Matic, a new cleaning robot, is becoming generally available, with orders shipping in early 2024, after gathering almost $30 million in funding. The biggest advantage the Matic has over existing home cleaning robots is the use of autonomous technology.
Much like a robotaxi "knows" what to do while it moseys around city streets, the Matic can wander around your home autonomously, finding messes to clean up and even taking voice and gesture orders of what to clean and where.
Its outside is the first feature that is certain to capture your eye. The Matic looks different from other robot vacuums and mops on the market. Like MO from WALL-E, the Matic looks like a small robot holding a cleaning brush. Also like MO, Matic mops up messes until they're completely gone, unlike other robot mops that just scrub over them on their way to completing their route.
"You'd think that the so-called "smart robots" in our home would be able to navigate the terrain and handle cleaning without getting shoelaces stuck in their bristles, chewing wires, and bumping into everything," Navneet Dalal, Matic's CEO and co-founder shared in a blog post.
Dalal was the co-founder of Flutter, an AI startup acquired by Google in 2013. Mehul Nariyawala, another Matic co-founder, was also a co-founder at Flutter and worked with Dalal in the Like.com early team, a startup also acquired by Google in 2010.
"Matic is the first AI-driven indoor robot that can expertly navigate any home to clean like a human," Dalal continues. Matic uses 5-RGB cameras that feed data into its neural networks to power image recognition, decision-making, and 3D mapping. This is all done on-device, not sent to a cloud service to process it.
Everything the Matic learns -- the shape of your room, where your furniture is, what chair your kid's favorite stuffy is under -- all of this stays private inside the Matic and inside your home.
On its own, Matic is intelligent, albeit artificially, of course. Its eyes, or cameras, can view the world in color; its ears, or microphones, can listen to instructions from people around it; and its brain, or neural networks, process the visual and audio input to determine if what the Matic is seeing is a coffee stain or a sock; voice and visual recognition also help it understand if it hears "clean here" and sees someone pointing to a specific area.
The Matic also learns over time, improving the neural network's ability to recognize its environment and interact with it.
On the inside, instead of a dustbin, the Matic has a HEPA bag that can hold a week's worth of dust and debris with daily vacuuming and a brush roll. Instead of mop pads, it will have a mop roll.
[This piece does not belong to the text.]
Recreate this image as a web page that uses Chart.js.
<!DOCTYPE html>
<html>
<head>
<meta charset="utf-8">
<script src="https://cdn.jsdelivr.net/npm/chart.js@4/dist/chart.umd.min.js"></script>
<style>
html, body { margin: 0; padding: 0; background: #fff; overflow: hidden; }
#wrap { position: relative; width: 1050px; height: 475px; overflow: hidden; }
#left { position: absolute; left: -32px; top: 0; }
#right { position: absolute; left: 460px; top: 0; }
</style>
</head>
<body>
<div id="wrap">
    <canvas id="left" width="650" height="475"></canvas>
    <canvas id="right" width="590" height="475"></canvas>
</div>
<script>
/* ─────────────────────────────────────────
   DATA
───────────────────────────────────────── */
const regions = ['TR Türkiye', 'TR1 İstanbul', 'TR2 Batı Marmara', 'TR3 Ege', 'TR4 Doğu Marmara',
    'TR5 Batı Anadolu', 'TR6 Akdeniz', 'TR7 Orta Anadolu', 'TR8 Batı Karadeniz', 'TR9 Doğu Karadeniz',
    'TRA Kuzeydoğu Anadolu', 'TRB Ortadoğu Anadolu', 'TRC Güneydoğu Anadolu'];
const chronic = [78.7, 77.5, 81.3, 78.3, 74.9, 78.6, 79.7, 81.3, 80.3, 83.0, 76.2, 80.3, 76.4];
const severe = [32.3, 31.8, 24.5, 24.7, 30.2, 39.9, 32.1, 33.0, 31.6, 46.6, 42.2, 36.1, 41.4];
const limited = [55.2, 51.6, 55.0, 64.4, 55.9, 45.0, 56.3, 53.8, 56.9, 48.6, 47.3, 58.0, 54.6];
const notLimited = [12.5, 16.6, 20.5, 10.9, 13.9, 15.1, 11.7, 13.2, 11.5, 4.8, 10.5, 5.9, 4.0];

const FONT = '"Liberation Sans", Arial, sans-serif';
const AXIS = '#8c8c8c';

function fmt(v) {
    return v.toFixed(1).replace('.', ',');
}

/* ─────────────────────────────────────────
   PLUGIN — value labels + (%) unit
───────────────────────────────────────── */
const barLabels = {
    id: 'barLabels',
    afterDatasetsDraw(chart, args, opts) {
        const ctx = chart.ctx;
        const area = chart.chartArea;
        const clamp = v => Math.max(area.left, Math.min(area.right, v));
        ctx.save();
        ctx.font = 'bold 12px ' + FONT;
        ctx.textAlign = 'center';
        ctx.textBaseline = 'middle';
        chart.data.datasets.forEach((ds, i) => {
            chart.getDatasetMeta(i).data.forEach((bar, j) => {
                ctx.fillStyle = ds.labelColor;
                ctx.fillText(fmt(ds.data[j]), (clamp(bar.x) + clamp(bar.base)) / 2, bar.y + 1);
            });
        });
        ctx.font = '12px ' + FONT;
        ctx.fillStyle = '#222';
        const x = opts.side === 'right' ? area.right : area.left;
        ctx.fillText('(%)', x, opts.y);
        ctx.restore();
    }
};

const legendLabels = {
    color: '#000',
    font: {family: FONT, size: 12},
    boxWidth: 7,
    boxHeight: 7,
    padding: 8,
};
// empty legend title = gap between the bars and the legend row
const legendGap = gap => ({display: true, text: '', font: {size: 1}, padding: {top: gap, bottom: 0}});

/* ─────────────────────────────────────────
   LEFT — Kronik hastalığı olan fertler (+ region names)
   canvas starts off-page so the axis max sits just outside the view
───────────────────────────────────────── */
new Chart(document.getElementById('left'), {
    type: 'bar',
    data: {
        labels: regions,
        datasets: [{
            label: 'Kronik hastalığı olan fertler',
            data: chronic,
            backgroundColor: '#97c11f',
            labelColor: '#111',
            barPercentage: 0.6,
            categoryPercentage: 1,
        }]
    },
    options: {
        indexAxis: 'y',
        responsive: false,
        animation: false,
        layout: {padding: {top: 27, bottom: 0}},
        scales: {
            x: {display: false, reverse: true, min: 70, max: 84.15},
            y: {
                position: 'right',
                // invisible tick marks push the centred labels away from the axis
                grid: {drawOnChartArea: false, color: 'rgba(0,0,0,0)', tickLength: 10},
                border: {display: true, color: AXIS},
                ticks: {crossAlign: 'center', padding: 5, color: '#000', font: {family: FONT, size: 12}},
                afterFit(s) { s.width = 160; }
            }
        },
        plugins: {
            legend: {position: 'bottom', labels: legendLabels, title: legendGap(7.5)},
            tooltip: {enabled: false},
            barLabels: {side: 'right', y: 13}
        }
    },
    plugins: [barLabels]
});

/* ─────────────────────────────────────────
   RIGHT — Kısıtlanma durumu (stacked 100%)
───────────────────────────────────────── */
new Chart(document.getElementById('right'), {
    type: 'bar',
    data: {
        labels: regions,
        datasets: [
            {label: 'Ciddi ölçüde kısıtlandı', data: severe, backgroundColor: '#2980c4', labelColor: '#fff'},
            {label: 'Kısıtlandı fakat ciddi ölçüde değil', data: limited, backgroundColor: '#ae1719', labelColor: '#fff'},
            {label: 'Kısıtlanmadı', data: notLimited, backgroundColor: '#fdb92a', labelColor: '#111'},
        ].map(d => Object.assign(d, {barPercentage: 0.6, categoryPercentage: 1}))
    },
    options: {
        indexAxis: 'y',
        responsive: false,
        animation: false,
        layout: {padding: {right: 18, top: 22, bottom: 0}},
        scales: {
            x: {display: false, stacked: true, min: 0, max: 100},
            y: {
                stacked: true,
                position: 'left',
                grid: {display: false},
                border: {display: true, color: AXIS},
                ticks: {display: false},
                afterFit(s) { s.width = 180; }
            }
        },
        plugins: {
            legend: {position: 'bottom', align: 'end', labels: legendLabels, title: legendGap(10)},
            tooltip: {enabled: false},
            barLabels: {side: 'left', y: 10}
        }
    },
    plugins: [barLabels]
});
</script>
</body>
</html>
It also has a water tank that can hold 600mL. A Matic Membership for $180 will ensure customers have replacement bags and brush and mop rolls.
I was just talking to someone the other day about what our kids' robot vacuums will look like, especially looking back at our parents' vacuum cleaners. I wouldn't know what to do with a bag vacuum from the 70s, but I can work the ins and outs of almost any robot vacuum and mop.
In my aspirational Jetsons life, I'd imagine an autonomous Rosie-like robot with a built-in virtual assistant like Amazon Alexa, Siri, or Google Assistant, that can vacuum and mop, self-empty its dustbin, and is connected to the household's plumbing for ultimate convenience. It's only a matter of time to see how much of the Matic influences the future of robot vacuums and mops.
In order to start shipping orders in early 2024, Matic was financially backed by major investors and AI experts, including prominent tech names like former GitHub CEO Nat Friedman, Stripe co-founders John and Patrick Collison, and Cue co-founder Daniel Gross.
The Matic will be available for the introductory price of $1,495 (down from its $1,795 retail price) and will include a year of Matic membership, valued at $180.